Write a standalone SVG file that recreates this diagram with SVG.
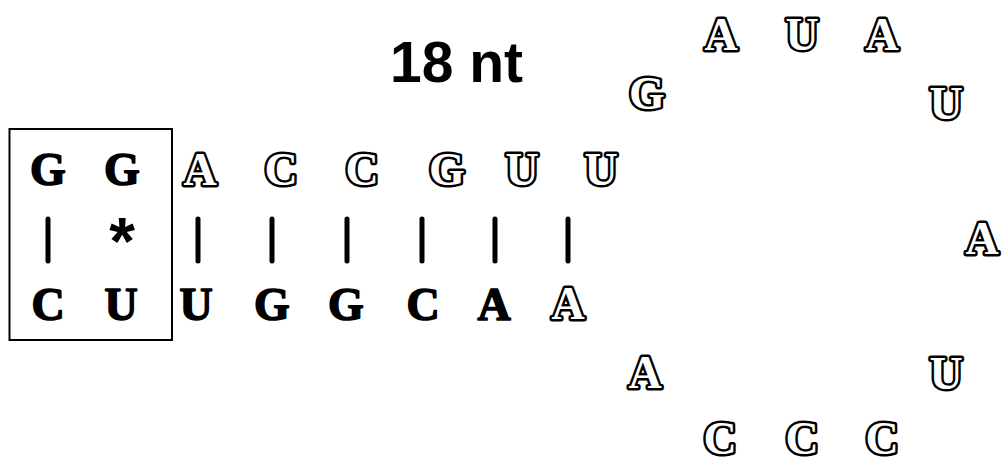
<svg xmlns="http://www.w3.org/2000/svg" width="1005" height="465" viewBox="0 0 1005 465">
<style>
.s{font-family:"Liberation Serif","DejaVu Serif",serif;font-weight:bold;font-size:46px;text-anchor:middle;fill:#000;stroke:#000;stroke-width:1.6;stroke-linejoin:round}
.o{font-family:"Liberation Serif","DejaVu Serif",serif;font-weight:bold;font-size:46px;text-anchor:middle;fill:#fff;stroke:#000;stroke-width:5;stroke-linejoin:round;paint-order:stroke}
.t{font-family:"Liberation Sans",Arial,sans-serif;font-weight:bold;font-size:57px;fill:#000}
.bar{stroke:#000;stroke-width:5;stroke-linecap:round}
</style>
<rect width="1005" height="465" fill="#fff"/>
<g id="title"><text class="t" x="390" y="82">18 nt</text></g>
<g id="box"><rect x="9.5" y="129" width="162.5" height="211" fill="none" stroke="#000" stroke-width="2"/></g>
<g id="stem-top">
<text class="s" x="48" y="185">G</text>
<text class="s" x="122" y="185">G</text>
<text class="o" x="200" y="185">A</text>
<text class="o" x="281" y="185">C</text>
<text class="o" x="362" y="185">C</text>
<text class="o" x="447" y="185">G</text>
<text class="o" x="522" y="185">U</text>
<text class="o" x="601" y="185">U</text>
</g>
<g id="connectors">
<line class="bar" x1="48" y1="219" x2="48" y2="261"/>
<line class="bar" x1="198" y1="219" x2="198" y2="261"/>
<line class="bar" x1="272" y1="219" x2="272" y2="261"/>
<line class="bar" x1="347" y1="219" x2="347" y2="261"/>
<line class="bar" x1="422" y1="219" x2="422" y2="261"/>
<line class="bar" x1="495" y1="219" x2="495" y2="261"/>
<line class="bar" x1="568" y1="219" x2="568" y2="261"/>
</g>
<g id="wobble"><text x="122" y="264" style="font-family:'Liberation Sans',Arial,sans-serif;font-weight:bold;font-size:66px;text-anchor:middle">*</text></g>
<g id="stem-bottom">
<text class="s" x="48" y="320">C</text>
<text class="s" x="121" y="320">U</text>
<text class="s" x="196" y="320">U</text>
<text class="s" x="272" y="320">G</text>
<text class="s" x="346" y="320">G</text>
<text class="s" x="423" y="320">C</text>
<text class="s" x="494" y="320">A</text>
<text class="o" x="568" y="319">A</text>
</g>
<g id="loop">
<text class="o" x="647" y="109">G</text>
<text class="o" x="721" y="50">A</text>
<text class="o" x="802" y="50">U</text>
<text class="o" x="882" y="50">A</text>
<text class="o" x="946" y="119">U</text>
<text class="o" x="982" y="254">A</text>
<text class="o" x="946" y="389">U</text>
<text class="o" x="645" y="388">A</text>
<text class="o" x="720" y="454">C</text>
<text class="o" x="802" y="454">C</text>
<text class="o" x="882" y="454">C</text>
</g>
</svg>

* * *

Produce an exact copy of each line of data, skipping embedded images.

**Exercise output**
Write a standalone SVG file that recreates this diagram with SVG.
<svg xmlns="http://www.w3.org/2000/svg" width="1005" height="465" viewBox="0 0 1005 465">
<style>
.s{font-family:"Liberation Serif","DejaVu Serif",serif;font-weight:bold;font-size:46px;text-anchor:middle;fill:#000;stroke:#000;stroke-width:1.6;stroke-linejoin:round}
.o{font-family:"Liberation Serif","DejaVu Serif",serif;font-weight:bold;font-size:46px;text-anchor:middle;fill:#fff;stroke:#000;stroke-width:5;stroke-linejoin:round;paint-order:stroke}
.t{font-family:"Liberation Sans",Arial,sans-serif;font-weight:bold;font-size:57px;fill:#000}
.bar{stroke:#000;stroke-width:5;stroke-linecap:round}
</style>
<rect width="1005" height="465" fill="#fff"/>
<g id="title"><text class="t" x="390" y="82">18 nt</text></g>
<g id="box"><rect x="9.5" y="129" width="162.5" height="211" fill="none" stroke="#000" stroke-width="2"/></g>
<g id="stem-top">
<text class="s" x="48" y="185">G</text>
<text class="s" x="122" y="185">G</text>
<text class="o" x="200" y="185">A</text>
<text class="o" x="281" y="185">C</text>
<text class="o" x="362" y="185">C</text>
<text class="o" x="447" y="185">G</text>
<text class="o" x="522" y="185">U</text>
<text class="o" x="601" y="185">U</text>
</g>
<g id="connectors">
<line class="bar" x1="48" y1="219" x2="48" y2="261"/>
<line class="bar" x1="198" y1="219" x2="198" y2="261"/>
<line class="bar" x1="272" y1="219" x2="272" y2="261"/>
<line class="bar" x1="347" y1="219" x2="347" y2="261"/>
<line class="bar" x1="422" y1="219" x2="422" y2="261"/>
<line class="bar" x1="495" y1="219" x2="495" y2="261"/>
<line class="bar" x1="568" y1="219" x2="568" y2="261"/>
</g>
<g id="wobble"><text x="122" y="264" style="font-family:'Liberation Sans',Arial,sans-serif;font-weight:bold;font-size:66px;text-anchor:middle">*</text></g>
<g id="stem-bottom">
<text class="s" x="48" y="320">C</text>
<text class="s" x="121" y="320">U</text>
<text class="s" x="196" y="320">U</text>
<text class="s" x="272" y="320">G</text>
<text class="s" x="346" y="320">G</text>
<text class="s" x="423" y="320">C</text>
<text class="s" x="494" y="320">A</text>
<text class="o" x="568" y="319">A</text>
</g>
<g id="loop">
<text class="o" x="647" y="109">G</text>
<text class="o" x="721" y="50">A</text>
<text class="o" x="802" y="50">U</text>
<text class="o" x="882" y="50">A</text>
<text class="o" x="946" y="119">U</text>
<text class="o" x="982" y="254">A</text>
<text class="o" x="946" y="389">U</text>
<text class="o" x="645" y="388">A</text>
<text class="o" x="720" y="454">C</text>
<text class="o" x="802" y="454">C</text>
<text class="o" x="882" y="454">C</text>
</g>
</svg>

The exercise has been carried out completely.